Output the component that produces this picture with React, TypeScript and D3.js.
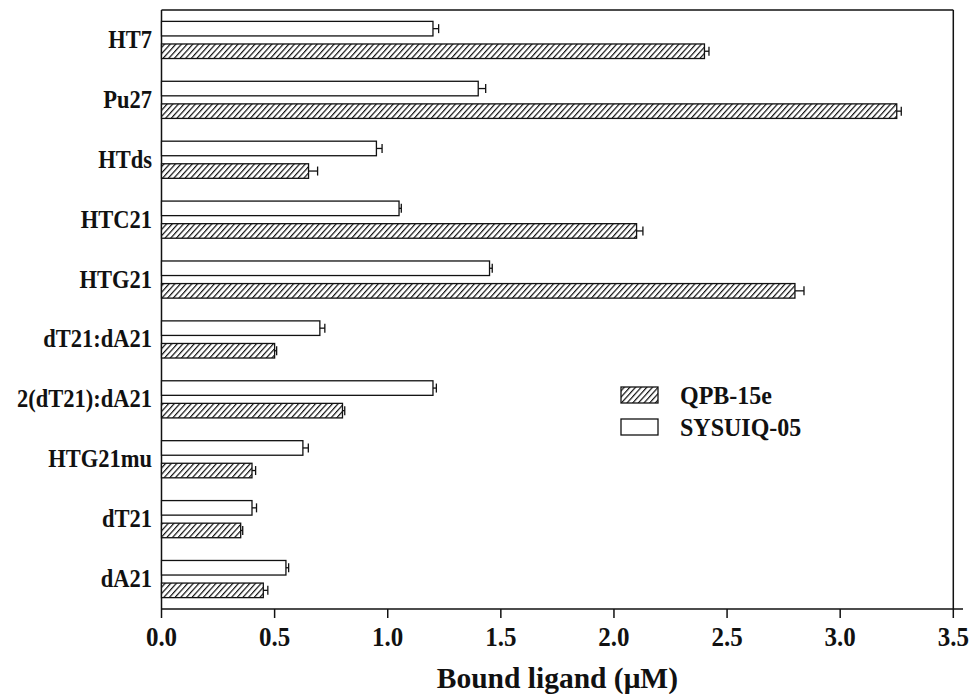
import React from "react";
import * as d3 from "d3";

const categories = ["HT7", "Pu27", "HTds", "HTC21", "HTG21", "dT21:dA21", "2(dT21):dA21", "HTG21mu", "dT21", "dA21"];
const seriesNames = ["SYSUIQ-05", "QPB-15e"];
const sysuiqValues = [1.2, 1.4, 0.95, 1.05, 1.45, 0.7, 1.2, 0.625, 0.4, 0.55];
const sysuiqErrors = [0.025, 0.033, 0.025, 0.01, 0.012, 0.022, 0.015, 0.024, 0.02, 0.012];
const qpbValues = [2.4, 3.25, 0.65, 2.1, 2.8, 0.5, 0.8, 0.4, 0.35, 0.45];
const qpbErrors = [0.02, 0.02, 0.04, 0.028, 0.04, 0.009, 0.01, 0.016, 0.009, 0.02];
const xTicks = [0, 0.5, 1.0, 1.5, 2.0, 2.5, 3.0, 3.5];

const FONT = "'Liberation Serif', 'Times New Roman', serif";

function T({ x, y, size, sy = 1, anchor = "start", children }: any) {
  return (
    <g transform={`translate(${x},${y}) scale(1,${sy})`}>
      <text x={0} y={0} textAnchor={anchor} fontFamily={FONT} fontWeight="bold" fontSize={size} fill="#111">
        {children}
      </text>
    </g>
  );
}

export default function App() {
  const left = 161.5, right = 953.3, top = 10, bottom = 609;
  const x = d3.scaleLinear().domain([0, 3.5]).range([left, right]);
  const y = d3.scaleBand<string>().domain(categories).range([top, bottom]).paddingInner(0.38).paddingOuter(0.19);
  const inner = d3.scaleBand<string>().domain(seriesNames).range([0, y.bandwidth()]).paddingInner(0.356);
  const bh = inner.bandwidth();

  const series = [
    { name: "SYSUIQ-05", values: sysuiqValues, errors: sysuiqErrors, fill: "#fff" },
    { name: "QPB-15e", values: qpbValues, errors: qpbErrors, fill: "url(#hatch)" },
  ];

  return (
    <svg width={972} height={694} style={{ position: "absolute", left: 0, top: 0, background: "#fff" }}>
      <defs>
        <pattern id="hatch" patternUnits="userSpaceOnUse" width={4.2} height={4.2} patternTransform="rotate(42)">
          <rect width={4.2} height={4.2} fill="#fff" />
          <line x1={0} y1={0} x2={0} y2={4.2} stroke="#111" strokeWidth={2.4} />
        </pattern>
      </defs>
      {/* frame */}
      <line x1={left} y1={top} x2={right} y2={top} stroke="#111" strokeWidth={1.5} />
      <line x1={right} y1={top} x2={right} y2={bottom} stroke="#111" strokeWidth={1.5} />
      <line x1={left} y1={top} x2={left} y2={bottom} stroke="#111" strokeWidth={1.5} />
      <line x1={left} y1={bottom} x2={963} y2={bottom} stroke="#111" strokeWidth={1.5} />
      {xTicks.map((t) => (
        <g key={t}>
          <line x1={x(t)} y1={bottom} x2={x(t)} y2={bottom + 9} stroke="#111" strokeWidth={1.5} />
          <T x={x(t)} y={646} size={25} sy={1.08} anchor="middle">{d3.format(".1f")(t)}</T>
        </g>
      ))}
      <T x={(left + right) / 2} y={688} size={29.5} sy={1.02} anchor="middle">Bound ligand (μM)</T>
      {categories.map((c) => (
        <T key={c} x={152} y={(y(c) as number) + y.bandwidth() / 2 + 8} size={22.5} sy={1.1} anchor="end">{c}</T>
      ))}
      {series.map((s) =>
        categories.map((c, i) => {
          const yy = (y(c) as number) + (inner(s.name) as number);
          const v = s.values[i];
          const e = s.errors[i];
          const cy = yy + bh / 2;
          return (
            <g key={s.name + c}>
              <rect x={x(0)} y={yy} width={x(v) - x(0)} height={bh} fill={s.fill} stroke="#111" strokeWidth={1.3} />
              <line x1={x(v)} y1={cy} x2={x(v + e)} y2={cy} stroke="#111" strokeWidth={1.3} />
              <line x1={x(v + e)} y1={cy - 4.5} x2={x(v + e)} y2={cy + 4.5} stroke="#111" strokeWidth={1.3} />
            </g>
          );
        })
      )}
      {/* legend */}
      <rect x={621} y={387} width={37} height={16} fill="url(#hatch)" stroke="#111" strokeWidth={1.3} />
      <T x={680} y={404} size={24} sy={1.05}>QPB-15e</T>
      <rect x={621} y={419} width={37} height={16} fill="#fff" stroke="#111" strokeWidth={1.3} />
      <T x={680} y={436} size={24} sy={1.05}>SYSUIQ-05</T>
    </svg>
  );
}
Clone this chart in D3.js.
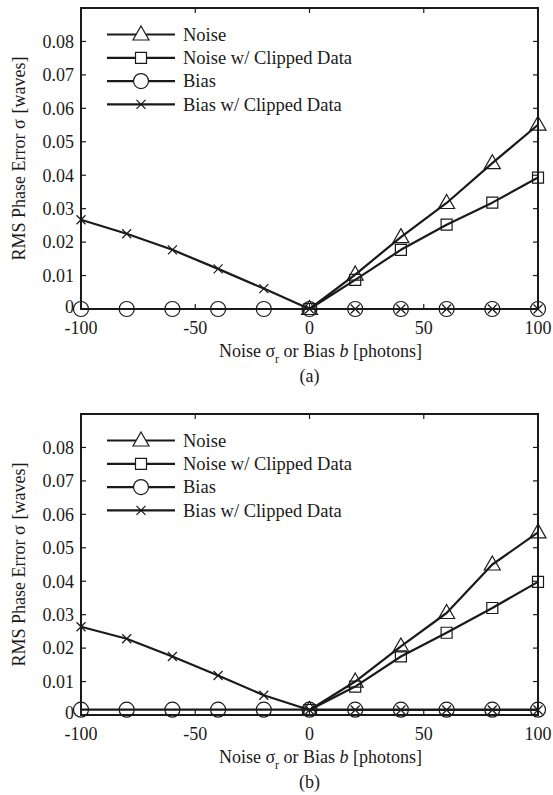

» **DIRECTIONS**
Restate each entry word for word, leaving out any pictures.

» **RESPONSE TO THIS TASK**
Output the component that produces this picture with React, TypeScript and D3.js.
import React from "react";
import * as d3 from "d3";

const categories = ["HT7", "Pu27", "HTds", "HTC21", "HTG21", "dT21:dA21", "2(dT21):dA21", "HTG21mu", "dT21", "dA21"];
const seriesNames = ["SYSUIQ-05", "QPB-15e"];
const sysuiqValues = [1.2, 1.4, 0.95, 1.05, 1.45, 0.7, 1.2, 0.625, 0.4, 0.55];
const sysuiqErrors = [0.025, 0.033, 0.025, 0.01, 0.012, 0.022, 0.015, 0.024, 0.02, 0.012];
const qpbValues = [2.4, 3.25, 0.65, 2.1, 2.8, 0.5, 0.8, 0.4, 0.35, 0.45];
const qpbErrors = [0.02, 0.02, 0.04, 0.028, 0.04, 0.009, 0.01, 0.016, 0.009, 0.02];
const xTicks = [0, 0.5, 1.0, 1.5, 2.0, 2.5, 3.0, 3.5];

const FONT = "'Liberation Serif', 'Times New Roman', serif";

function T({ x, y, size, sy = 1, anchor = "start", children }: any) {
  return (
    <g transform={`translate(${x},${y}) scale(1,${sy})`}>
      <text x={0} y={0} textAnchor={anchor} fontFamily={FONT} fontWeight="bold" fontSize={size} fill="#111">
        {children}
      </text>
    </g>
  );
}

export default function App() {
  const left = 161.5, right = 953.3, top = 10, bottom = 609;
  const x = d3.scaleLinear().domain([0, 3.5]).range([left, right]);
  const y = d3.scaleBand<string>().domain(categories).range([top, bottom]).paddingInner(0.38).paddingOuter(0.19);
  const inner = d3.scaleBand<string>().domain(seriesNames).range([0, y.bandwidth()]).paddingInner(0.356);
  const bh = inner.bandwidth();

  const series = [
    { name: "SYSUIQ-05", values: sysuiqValues, errors: sysuiqErrors, fill: "#fff" },
    { name: "QPB-15e", values: qpbValues, errors: qpbErrors, fill: "url(#hatch)" },
  ];

  return (
    <svg width={972} height={694} style={{ position: "absolute", left: 0, top: 0, background: "#fff" }}>
      <defs>
        <pattern id="hatch" patternUnits="userSpaceOnUse" width={4.2} height={4.2} patternTransform="rotate(42)">
          <rect width={4.2} height={4.2} fill="#fff" />
          <line x1={0} y1={0} x2={0} y2={4.2} stroke="#111" strokeWidth={2.4} />
        </pattern>
      </defs>
      {/* frame */}
      <line x1={left} y1={top} x2={right} y2={top} stroke="#111" strokeWidth={1.5} />
      <line x1={right} y1={top} x2={right} y2={bottom} stroke="#111" strokeWidth={1.5} />
      <line x1={left} y1={top} x2={left} y2={bottom} stroke="#111" strokeWidth={1.5} />
      <line x1={left} y1={bottom} x2={963} y2={bottom} stroke="#111" strokeWidth={1.5} />
      {xTicks.map((t) => (
        <g key={t}>
          <line x1={x(t)} y1={bottom} x2={x(t)} y2={bottom + 9} stroke="#111" strokeWidth={1.5} />
          <T x={x(t)} y={646} size={25} sy={1.08} anchor="middle">{d3.format(".1f")(t)}</T>
        </g>
      ))}
      <T x={(left + right) / 2} y={688} size={29.5} sy={1.02} anchor="middle">Bound ligand (μM)</T>
      {categories.map((c) => (
        <T key={c} x={152} y={(y(c) as number) + y.bandwidth() / 2 + 8} size={22.5} sy={1.1} anchor="end">{c}</T>
      ))}
      {series.map((s) =>
        categories.map((c, i) => {
          const yy = (y(c) as number) + (inner(s.name) as number);
          const v = s.values[i];
          const e = s.errors[i];
          const cy = yy + bh / 2;
          return (
            <g key={s.name + c}>
              <rect x={x(0)} y={yy} width={x(v) - x(0)} height={bh} fill={s.fill} stroke="#111" strokeWidth={1.3} />
              <line x1={x(v)} y1={cy} x2={x(v + e)} y2={cy} stroke="#111" strokeWidth={1.3} />
              <line x1={x(v + e)} y1={cy - 4.5} x2={x(v + e)} y2={cy + 4.5} stroke="#111" strokeWidth={1.3} />
            </g>
          );
        })
      )}
      {/* legend */}
      <rect x={621} y={387} width={37} height={16} fill="url(#hatch)" stroke="#111" strokeWidth={1.3} />
      <T x={680} y={404} size={24} sy={1.05}>QPB-15e</T>
      <rect x={621} y={419} width={37} height={16} fill="#fff" stroke="#111" strokeWidth={1.3} />
      <T x={680} y={436} size={24} sy={1.05}>SYSUIQ-05</T>
    </svg>
  );
}
Clone this chart in D3.js.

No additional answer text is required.